State Insurance Mandate Excludes Children
A Massachusetts law that requires state residents to maintain health insurance coverage includes loopholes that exempt children, undocumented immigrants and some workers from the requirement, the Boston Globe reports.
The law expands eligibility for Medicaid to children in households with annual incomes of as much as 300% of the federal poverty level, but it requires only residents ages 18 and over to maintain health insurance coverage.
The Massachusetts Executive Office of Health and Human Services has requested that the Legislature adopt "technical corrections" to the law, including modifications that would extend the insurance mandate to children.
Officials for the administration of Gov. Mitt Romney (R) said the exclusion was an error.
John Holahan, a health policy analyst at the Urban Institute, estimates that about 5% of Massachusetts children are uninsured, or about 78,000 children.
The Globe reports that undocumented immigrants comprise one of the largest groups that some health care advocates say could be excluded from the mandate.

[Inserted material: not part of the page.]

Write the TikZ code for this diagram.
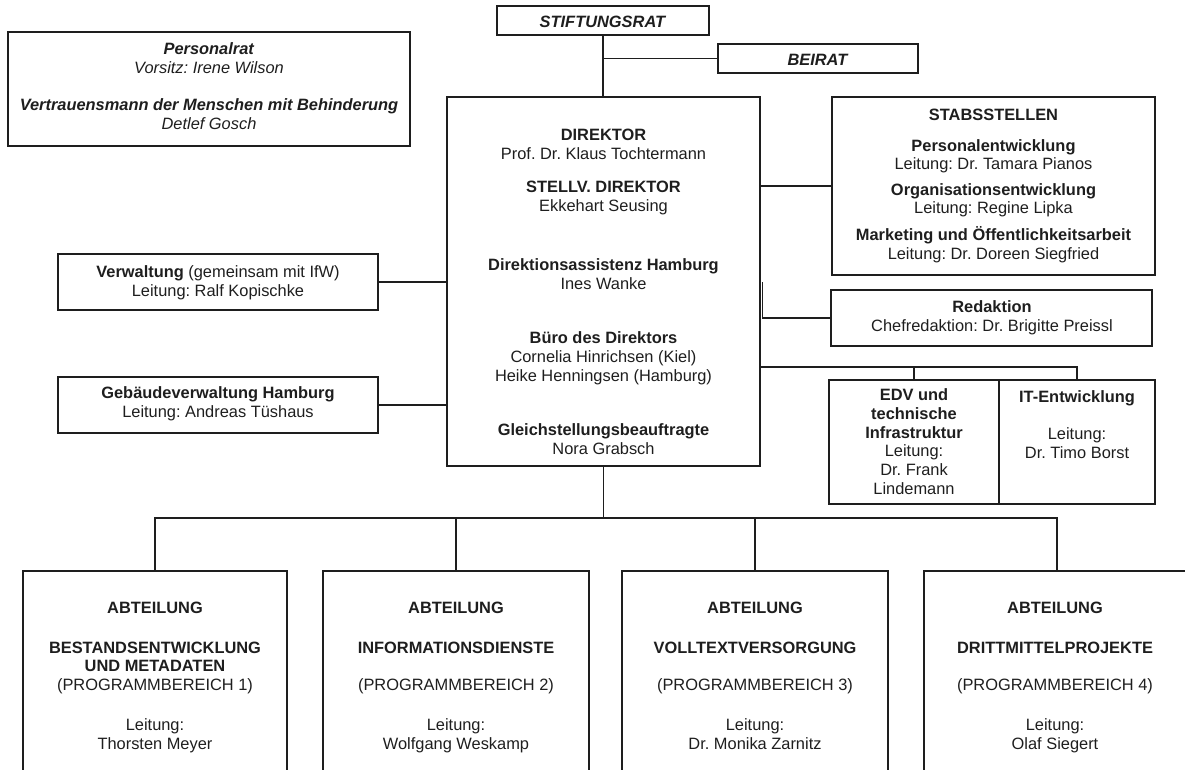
\documentclass[tikz,border=0pt]{standalone}
\usepackage{fontspec}
\setmainfont{Liberation Sans}
\usetikzlibrary{fit}
\definecolor{ink}{RGB}{30,30,30}
\tikzset{
  box/.style={draw=ink, line width=0.8pt, inner sep=0pt},
  conn/.style={draw=ink, line width=0.8pt},
  txt/.style={text=ink, align=center, anchor=base, inner sep=0pt, font=\fontsize{12.3}{14}\selectfont\frenchspacing},
}
\begin{document}
\begin{tikzpicture}[x=0.75pt,y=-0.75pt]
\useasboundingbox (0,0) rectangle (1185,769);
\clip (0,0) rectangle (1185,769);

% boxes
\node[box, fit={(8,32) (410,146)}] (pers) {};
\node[box, fit={(497,6) (709,35)}] (stift) {};
\node[box, fit={(718,44) (918,73)}] (beirat) {};
\node[box, fit={(447,97) (760,466)}] (dir) {};
\node[box, fit={(832,97) (1155,275)}] (stabs) {};
\node[box, fit={(831,290) (1152,346)}] (red) {};
\node[box, fit={(829,380) (999,504)}] (edv) {};
\node[box, fit={(999,380) (1155,504)}] (it) {};
\node[box, fit={(58,254) (378,310)}] (verw) {};
\node[box, fit={(58,377) (378,433)}] (geb) {};
\node[box, fit={(23,571) (287,790)}] (a1) {};
\node[box, fit={(323,571) (589,790)}] (a2) {};
\node[box, fit={(622,571) (888,790)}] (a3) {};
\node[box, fit={(924,571) (1190,790)}] (a4) {};

% texts (anchor base = baseline of the last line)
\node[txt] (tpers) at (209,129) {\textbf{\textit{Personalrat}}\\\textit{Vorsitz: Irene Wilson}\\[14pt]\textbf{\textit{Vertrauensmann der Menschen mit Behinderung}}\\\textit{Detlef Gosch}};
\node[txt] (tstift) at (603,27) {\textbf{\textit{STIFTUNGSRAT}}};
\node[txt] (tbeirat) at (818,65) {\textbf{\textit{BEIRAT}}};
\node[txt] (td1) at (603.5,159) {\textbf{DIREKTOR}\\Prof. Dr. Klaus Tochtermann};
\node[txt] (td2) at (603.5,211) {\textbf{STELLV. DIREKTOR}\\Ekkehart Seusing};
\node[txt] (td3) at (603.5,289) {\textbf{Direktionsassistenz Hamburg}\\Ines Wanke};
\node[txt] (td4) at (603.5,381) {\textbf{Büro des Direktors}\\Cornelia Hinrichsen (Kiel)\\Heike Henningsen (Hamburg)};
\node[txt] (td5) at (603.5,454) {\textbf{Gleichstellungsbeauftragte}\\Nora Grabsch};
\node[txt] (tstabs) at (993.5,259) {\textbf{STABSSTELLEN}\\[9pt]\textbf{Personalentwicklung}\\Leitung: Dr. Tamara Pianos\\[5pt]\textbf{Organisationsentwicklung}\\Leitung: Regine Lipka\\[6pt]\textbf{Marketing und Öffentlichkeitsarbeit}\\Leitung: Dr. Doreen Siegfried};
\node[txt] (tred) at (992,331) {\textbf{Redaktion}\\Chefredaktion: Dr. Brigitte Preissl};
\node[txt] (tedv) at (914,494) {\textbf{EDV und}\\\textbf{technische}\\\textbf{Infrastruktur}\\Leitung:\\Dr. Frank\\Lindemann};
\node[txt] (tit) at (1077,458) {\textbf{IT-Entwicklung}\\[14pt]Leitung:\\Dr. Timo Borst};
\node[txt] (tverw) at (218,296) {\textbf{Verwaltung} (gemeinsam mit IfW)\\Leitung: Ralf Kopischke};
\node[txt] (tgeb) at (218,417) {\textbf{Gebäudeverwaltung Hamburg}\\Leitung: Andreas Tüshaus};
\node[txt] (ta1) at (155,749) {\textbf{ABTEILUNG}\\[16pt]\textbf{BESTANDSENTWICKLUNG}\\\textbf{UND METADATEN}\\(PROGRAMMBEREICH 1)\\[16pt]Leitung:\\Thorsten Meyer};
\node[txt] (ta2) at (456,749) {\textbf{ABTEILUNG}\\[16pt]\textbf{INFORMATIONSDIENSTE}\\[14pt](PROGRAMMBEREICH 2)\\[16pt]Leitung:\\Wolfgang Weskamp};
\node[txt] (ta3) at (755,749) {\textbf{ABTEILUNG}\\[16pt]\textbf{VOLLTEXTVERSORGUNG}\\[14pt](PROGRAMMBEREICH 3)\\[16pt]Leitung:\\Dr. Monika Zarnitz};
\node[txt] (ta4) at (1055,749) {\textbf{ABTEILUNG}\\[16pt]\textbf{DRITTMITTELPROJEKTE}\\[14pt](PROGRAMMBEREICH 4)\\[16pt]Leitung:\\Olaf Siegert};

% connectors
\draw[conn] (stift.south) -- (stift.south |- dir.north);
\draw[conn] (stift.south |- beirat.west) -- (beirat.west);
\draw[conn] (dir.east |- stabs.west) -- (stabs.west);
\draw[conn] ([xshift=1.5pt]dir.east |- verw.east) -- ([xshift=1.5pt]dir.east |- red.west) -- (red.west);
\coordinate (itbus) at (760,367);
\draw[conn] (itbus) -- (itbus -| it.north) -- (it.north);
\draw[conn] (itbus -| edv.north) -- (edv.north);
\draw[conn] (verw.east) -- (verw.east -| dir.west);
\draw[conn] (geb.east) -- (geb.east -| dir.west);
\coordinate (bus) at (603.5,518);
\draw[conn] (dir.south) -- (bus);
\draw[conn] (a1.north) -- (a1.north |- bus) -- (a4.north |- bus) -- (a4.north);
\draw[conn] (a2.north |- bus) -- (a2.north);
\draw[conn] (a3.north |- bus) -- (a3.north);
\end{tikzpicture}
\end{document}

According to Massachusetts Health and Human Services Secretary Tim Murphy and some health care advocates, undocumented immigrants are ineligible for a subsidized insurance program that receives federal funds. Federal funds in most cases cannot be used to provide health care services to undocumented immigrants.
In addition, state residents will be ineligible for health plans offered by the state if they work for a company with more than 50 employees that offers health insurance benefits. According to the Globe, some state-offered plans likely will cost less than some employer-sponsored coverage options (Kowalczyk, Boston Globe, 10/2).